A recent local editorial alleges there are no "good reasons" to reject Chase/CVS. Yet the applicant refused to cooperate, used stalling tactics, manipulated the truth and bent the rules. The editorial also refers to Chase's "management blunders." This minimizes the epic scale of criminal activity that both Chase and CVS have engaged in while paying out hundreds of millions of dollars in settlements to make us forget. In Sebastopol, we're not forgetting.
I really enjoyed the article on comedy ("Laughing Matter," Aug. 1) by Leilani Clark. It was spot-on with interviews from several local comics and the different venues offering comedy in Sonoma County. Mr. Tony Sparks offered his "perils of wisdom" to comics of all levels on the comedy scene, just one example why Tony is called the "godfather of comedy" in the Bay Area. I realize the article was about local comics and the huge comeback of comedy in the Santa Rosa area, which is great! I want to give a shout-out to the local clubs and businesses who support comedy by providing comics the venue or the "rooms" where locals can meet friends, have dinner and a martini of two and enjoy an evening of comedy without having to drive to San Francisco.
I'd say it's a win-win situation.

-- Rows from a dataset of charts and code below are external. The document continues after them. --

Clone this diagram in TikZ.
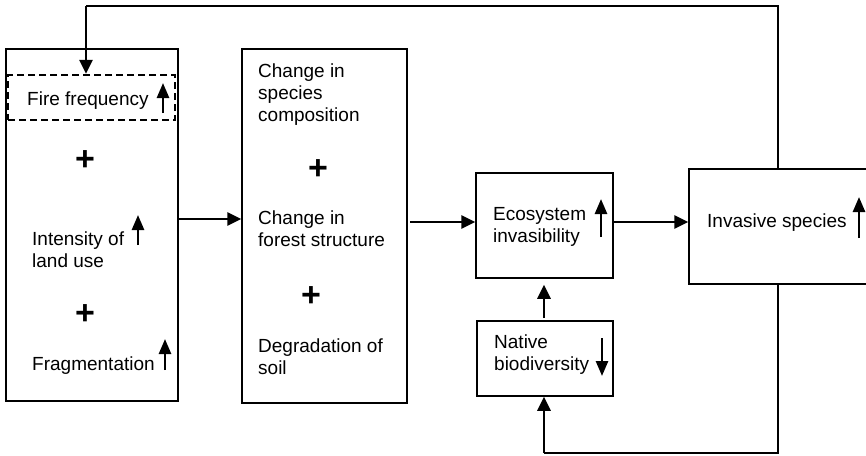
\documentclass[tikz,border=0pt]{standalone}
\usepackage{fontspec}
\setmainfont{Liberation Sans}
\usepackage{tikz}
\usetikzlibrary{arrows.meta,positioning,calc}
\tikzset{
  caixa/.style={rectangle, draw=black, line width=1.5pt, inner sep=0pt},
  tracejada/.style={rectangle, draw=black, line width=2.2pt,
                    dash pattern=on 7pt off 4pt, inner sep=0pt},
  texto/.style={anchor=base west, align=left, inner sep=0pt,
                font=\fontsize{19}{22}\selectfont},
  mais/.style={inner sep=0pt, font=\fontsize{34}{34}\selectfont\bfseries},
  seta/.style={-{Triangle[length=14pt,width=13pt]}, line width=2.8pt},
  linha/.style={line width=1.5pt},
  indicador/.style={-{Triangle[length=15pt,width=12pt]}, line width=2.6pt},
}

\begin{document}
\begin{tikzpicture}[x=1pt,y=-1pt]
  \useasboundingbox (0,0) rectangle (866,455);
  % caixas
  \node[caixa, minimum width=172pt, minimum height=352pt] (fatores) at (92,225) {};
  \node[caixa, minimum width=165pt, minimum height=354pt] (mudancas) at (324.5,226) {};
  \node[caixa, minimum width=137pt, minimum height=105pt] (invasib) at (544.5,225.5) {};
  \node[caixa, minimum width=136pt, minimum height=75pt] (nativa) at (545,358.5) {};
  \node[caixa, minimum width=200pt, minimum height=115pt] (invasoras) at (789,226.5) {};
  \node[tracejada, minimum width=167pt, minimum height=45pt] (fogo) at (91.5,97.5) {};
  % textos (base = ultima linha)
  \node[texto] (t-fogo) at (27,105) {Fire frequency};
  \node[mais] (m1) at (85,161) {+};
  \node[texto] (t-uso) at (32,267) {Intensity of\\land use};
  \node[mais] (m2) at (85,315) {+};
  \node[texto] (t-frag) at (32,370) {Fragmentation};
  \node[texto] (t-comp) at (258,121) {Change in\\species\\composition};
  \node[mais] (m3) at (318,170) {+};
  \node[texto] (t-estr) at (258,246) {Change in\\forest structure};
  \node[mais] (m4) at (311,297) {+};
  \node[texto] (t-solo) at (258,374) {Degradation of\\soil};
  \node[texto] (t-ecos) at (493,242) {Ecosystem\\invasibility};
  \node[texto] (t-nat) at (494,370) {Native\\biodiversity};
  \node[texto] (t-inv) at (707,227) {Invasive species};
  % setas de aumento / diminuicao
  \draw[indicador] (163,113) -- (163,83);
  \draw[indicador] (138,245) -- (138,215);
  \draw[indicador] (165,370) -- (165,339);
  \draw[indicador] (601,237) -- (601,199);
  \draw[indicador] (602,338) -- (602,376);
  \draw[indicador] (859,238) -- (859,197);
  % ligacoes
  \coordinate (ab) at (178,219);
  \coordinate (bc) at (410,222);
  \coordinate (dc) at (544,318);
  \draw[seta] (fatores.east |- ab) -- (mudancas.west |- ab);
  \draw[seta] (bc) -- (invasib.west |- bc);
  \draw[seta] (invasib.east |- bc) -- (invasoras.west |- bc);
  \draw[seta, shorten >=6pt] (dc) -- (invasib.south -| dc);
  % retroalimentacao
  \coordinate (topo) at (778,6);
  \coordinate (desce) at (86,6);
  \coordinate (base) at (778,453);
  \coordinate (sobe) at (544,453);
  \draw[linha] (invasoras.north -| topo) -- (topo) -- (desce);
  \draw[seta] (desce) -- (fogo.north -| desce);
  \draw[linha] (invasoras.south -| base) -- (base) -- (sobe);
  \draw[seta] (sobe) -- (nativa.south -| sobe);
\end{tikzpicture}
\end{document}
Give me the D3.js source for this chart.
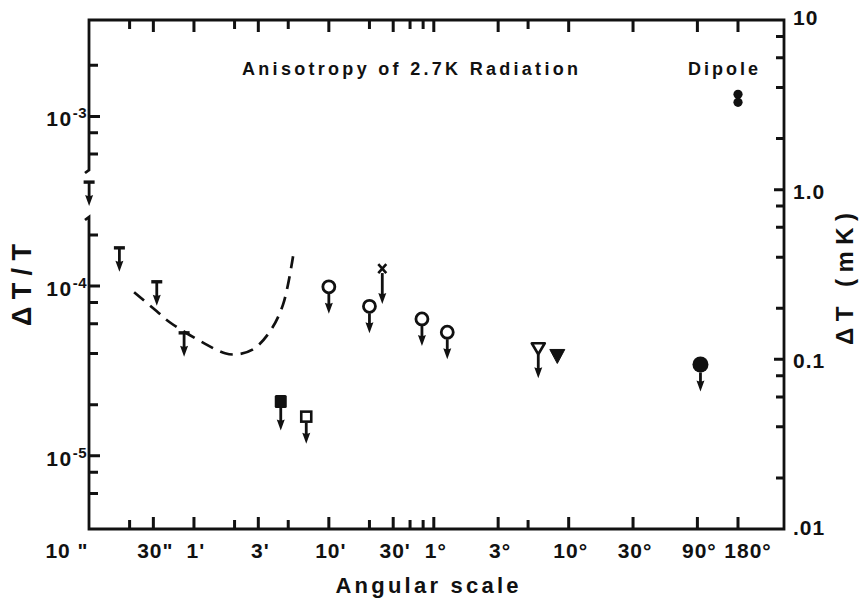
<!DOCTYPE html>
<html>
<head>
<meta charset="utf-8">
<script src="https://cdn.jsdelivr.net/npm/d3@7"></script>
<style>
  body { margin: 0; background: #fff; }
  text { font-family: "Liberation Sans", Arial, sans-serif; font-weight: bold; fill: #111; }
</style>
</head>
<body>
<div id="chart"></div>
<script>
// angular scale is kept in arcminutes
const tickAngles = [1/6, 0.5, 1, 3, 10, 30, 60, 180, 600, 1800, 5400, 10800];
const tickLabels = ['10 "', '30"', "1'", "3'", "10'", "30'", "1°", "3°", "10°", "30°", "90°", "180°"];
const minorAngles = [1/3, 2, 5, 20, 40, 50, 300];

const leftMajor = [1e-5, 1e-4, 1e-3];
const leftMajorExp = ['-5', '-4', '-3'];
const leftMinor = [6e-6, 8e-6, 2e-5, 4e-5, 6e-5, 8e-5, 2e-4, 4e-4, 6e-4, 8e-4, 2e-3];

const rightMajor = [0.01, 0.1, 1, 10];
const rightLabels = ['.01', '0.1', '1.0', '10'];
const rightMinor = [0.02, 0.04, 0.06, 0.08, 0.2, 0.4, 0.6, 0.8, 2, 4, 6, 8];

// upper limits (and one plain point)
const limAngle  = [0.167, 0.28, 0.53, 0.845, 4.4, 6.8, 10, 20, 24.9, 49, 75.5, 357, 494, 5690];
const limValue  = [4.1e-4, 1.68e-4, 1.06e-4, 5.3e-5, 2.09e-5, 1.70e-5, 9.9e-5, 7.6e-5, 1.26e-4, 6.4e-5, 5.35e-5, 4.3e-5, 3.9e-5, 3.45e-5];
const limSymbol = ['T', 'T', 'T', 'T', 'squareFilled', 'square', 'circle', 'circle', 'cross', 'circle', 'circle', 'triangle', 'triangleFilled', 'disc'];
const limArrow  = [true, true, true, true, true, true, true, true, true, true, true, true, false, true];

// dipole measurements
const dipoleAngle = [10800, 10800];
const dipoleValue = [1.35e-3, 1.21e-3];

// dashed theoretical curve
const curveAngle = [0.36, 0.53, 0.665, 1.15, 1.7, 2.08, 2.75, 3.67, 4.58, 5.43];
const curveValue = [9.2e-5, 7.1e-5, 6.1e-5, 4.67e-5, 4.02e-5, 3.96e-5, 4.24e-5, 5.42e-5, 7.8e-5, 1.5e-4];

const width = 860, height = 605;
const plot = { left: 89, right: 784, top: 20, bottom: 529 };
const gapTop = 170, gapBottom = 217;

const svg = d3.select('#chart').append('svg')
    .attr('width', width)
    .attr('height', height);

const x = d3.scaleLog().domain([1/6, 10800]).range([plot.left, 738]);
const y = d3.scaleLog().domain([3.7e-6, 3.7e-3]).range([plot.bottom, plot.top]);
const yR = d3.scaleLog().domain([0.01, 10]).range([plot.bottom, plot.top]);

// inward ticks, one path per set
function tickPath(d) {
    svg.append('path')
        .attr('d', d)
        .attr('fill', 'none')
        .attr('stroke', '#111')
        .attr('stroke-width', 3);
}

const major = tickAngles.slice(1);
tickPath(major.map(v => `M${x(v)},${plot.top}v12M${x(v)},${plot.bottom}v-12`).join(''));
tickPath(minorAngles.map(v => `M${x(v)},${plot.top}v9M${x(v)},${plot.bottom}v-9`).join(''));

const outsideGap = v => y(v) < gapTop || y(v) > gapBottom;
tickPath(leftMajor.map(v => `M${plot.left},${y(v)}h11`).join(''));
tickPath(leftMinor.filter(outsideGap).map(v => `M${plot.left},${y(v)}h9`).join(''));

tickPath(rightMajor.slice(1, 3).map(v => `M${plot.right},${yR(v)}h-10`).join(''));
tickPath(rightMinor.map(v => `M${plot.right},${yR(v)}h-8`).join(''));

// frame, with the break in the left axis
svg.append('path')
    .attr('d', `M${plot.left - 4},${gapTop + 3} L${plot.left},${gapTop} V${plot.top} H${plot.right} V${plot.bottom} H${plot.left} V${gapBottom} L${plot.left - 4},${gapBottom + 3}`)
    .attr('fill', 'none')
    .attr('stroke', '#111')
    .attr('stroke-width', 2.8);

// x tick labels
svg.append('g').selectAll('text')
    .data(tickAngles)
    .enter()
    .append('text')
    .attr('x', d => x(d))
    .attr('y', 558)
    .attr('dx', (d, i) => i === 0 ? -22 : (i === tickAngles.length - 1 ? 10 : 2))
    .attr('text-anchor', 'middle')
    .attr('font-size', 21)
    .attr('letter-spacing', 1)
    .text((d, i) => tickLabels[i]);

// left labels with superscript
const ll = svg.append('g').selectAll('text')
    .data(leftMajor)
    .enter()
    .append('text')
    .attr('x', 87)
    .attr('y', d => y(d) + 10)
    .attr('text-anchor', 'end')
    .attr('font-size', 21)
    .attr('letter-spacing', 1.5);
ll.append('tspan').text('10');
ll.append('tspan')
    .attr('dy', -8)
    .attr('font-size', 15)
    .attr('letter-spacing', 0.5)
    .text((d, i) => leftMajorExp[i]);

// right labels
svg.append('g').selectAll('text')
    .data(rightMajor)
    .enter()
    .append('text')
    .attr('x', 793)
    .attr('y', (d, i) => yR(d) + [6, 9, 9, 5][i])
    .attr('font-size', 21)
    .attr('letter-spacing', 1)
    .text((d, i) => rightLabels[i]);

// axis titles
svg.append('text')
    .attr('transform', 'translate(31,285) rotate(-90)')
    .attr('text-anchor', 'middle')
    .attr('font-size', 27)
    .attr('textLength', 82)
    .attr('lengthAdjust', 'spacing')
    .text('ΔT/T');

svg.append('text')
    .attr('transform', 'translate(853,279) rotate(-90)')
    .attr('text-anchor', 'middle')
    .attr('font-size', 24)
    .attr('textLength', 132)
    .attr('lengthAdjust', 'spacing')
    .text('ΔT (mK)');

svg.append('text')
    .attr('x', 427)
    .attr('y', 593)
    .attr('text-anchor', 'middle')
    .attr('font-size', 22)
    .attr('textLength', 183)
    .attr('lengthAdjust', 'spacing')
    .text('Angular scale');

svg.append('text')
    .attr('x', 242)
    .attr('y', 75)
    .attr('font-size', 18)
    .attr('textLength', 336)
    .attr('lengthAdjust', 'spacing')
    .text('Anisotropy of 2.7K Radiation');

svg.append('text')
    .attr('x', 688)
    .attr('y', 75)
    .attr('font-size', 18)
    .attr('textLength', 70)
    .attr('lengthAdjust', 'spacing')
    .text('Dipole');

// dashed curve
svg.append('path')
    .datum(curveAngle.map((a, i) => [a, curveValue[i]]))
    .attr('d', d3.line().x(d => x(d[0])).y(d => y(d[1])).curve(d3.curveCatmullRom))
    .attr('fill', 'none')
    .attr('stroke', '#111')
    .attr('stroke-width', 2.7)
    .attr('stroke-dasharray', '13 8');

// upper limit symbols
const stemLength = { T: 24, squareFilled: 29, square: 27, circle: 27, cross: 35, triangle: 30, triangleFilled: 0, disc: 27 };
const symbolBottom = { T: 0, squareFilled: 6, square: 6, circle: 7, cross: 4, triangle: 6, triangleFilled: 7, disc: 8 };

const pts = limAngle.map((a, i) => ({ a: a, v: limValue[i], s: limSymbol[i], arrow: limArrow[i] }));

const g = svg.append('g');
pts.forEach(p => {
    const pg = g.append('g').attr('transform', `translate(${x(p.a)},${y(p.v)})`);

    if (p.arrow) {
        const L = stemLength[p.s];
        pg.append('line')
            .attr('x1', 0).attr('y1', symbolBottom[p.s])
            .attr('x2', 0).attr('y2', L - 6)
            .attr('stroke', '#111')
            .attr('stroke-width', 2.8);
        pg.append('path')
            .attr('d', `M-4,${L - 11} Q0,${L - 9} 4,${L - 11} L0,${L} Z`)
            .attr('fill', '#111');
    }

    if (p.s === 'T') {
        pg.append('line')
            .attr('x1', -5.5).attr('x2', 5.5)
            .attr('y1', 0).attr('y2', 0)
            .attr('stroke', '#111')
            .attr('stroke-width', 3.4);
    } else if (p.s === 'circle') {
        pg.append('circle').attr('r', 6)
            .attr('fill', '#fff').attr('stroke', '#111').attr('stroke-width', 2.8);
    } else if (p.s === 'disc') {
        pg.append('circle').attr('r', 8).attr('fill', '#111');
    } else if (p.s === 'square') {
        pg.append('rect').attr('x', -5).attr('y', -5).attr('width', 10).attr('height', 10)
            .attr('fill', '#fff').attr('stroke', '#111').attr('stroke-width', 2.6);
    } else if (p.s === 'squareFilled') {
        pg.append('rect').attr('x', -6).attr('y', -6.5).attr('width', 12).attr('height', 13)
            .attr('rx', 1.5).attr('fill', '#111');
    } else if (p.s === 'triangle') {
        pg.append('path').attr('d', 'M-6.5,-5 L6.5,-5 L0,6 Z')
            .attr('fill', '#fff').attr('stroke', '#111').attr('stroke-width', 2.6)
            .attr('stroke-linejoin', 'round');
    } else if (p.s === 'triangleFilled') {
        pg.append('path').attr('d', 'M-7.5,-6 L7.5,-6 L0,8 Z')
            .attr('fill', '#111')
            .attr('stroke', '#111').attr('stroke-width', 1).attr('stroke-linejoin', 'round');
    } else if (p.s === 'cross') {
        pg.append('path').attr('d', 'M-4,-5 L4,4 M4,-5 L-4,4')
            .attr('stroke', '#111').attr('stroke-width', 2.6);
    }
});

// dipole
svg.append('g').selectAll('circle')
    .data(dipoleAngle.map((a, i) => [a, dipoleValue[i]]))
    .enter()
    .append('circle')
    .attr('cx', d => x(d[0]))
    .attr('cy', d => y(d[1]))
    .attr('r', 4.6)
    .attr('fill', '#111');
</script>
</body>
</html>
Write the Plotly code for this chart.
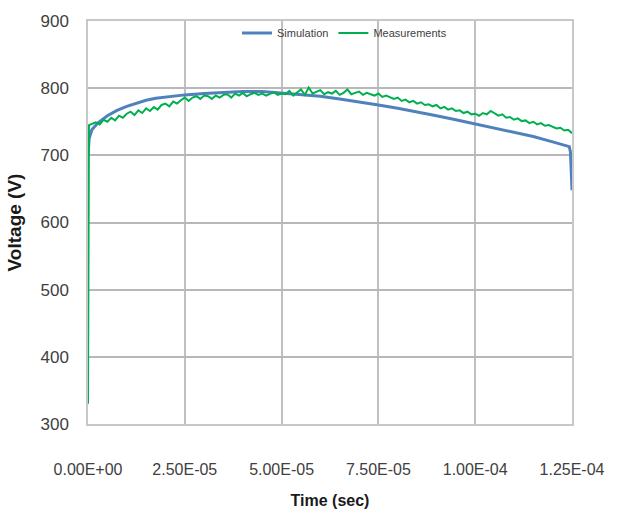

Support the local businesses who support comedy and comedy grows! Thanks again for the wonderful article.
I was at the Veolia hearing ("Bad Bus Business," Aug. 8). Photos were shown of Jews and Muslims crowded together on public transportation. Photos were shown of signs and schedules in English, Arabic and Hebrew. Frankly, it's hard to pretend that these facilities are segregated when all the evidence indicates that they weren't.
Veolia's buses aren't for "Jews only"; however, they are instrumental and complicit in Israel's system of apartheid and segregation. It is insulting to hear that people believe signs in three languages is enough to prove that a country is morally competent and does no harm. The fact that there were signs in English and Xhosa did not prove my experience with residents of Khayelitsha Camp, South Africa (2008), to be a joyous and celebrated occupation.
Take a look at a Wall Street Journal article this year that focuses on the resistance of women in Israel who have been forced to the back of the bus. In Veolia's case, although they may not directly segregate their own buses, they run a business that supports a racist, heinous, disgusting, unfathomable system oppressing the native Palestinian population.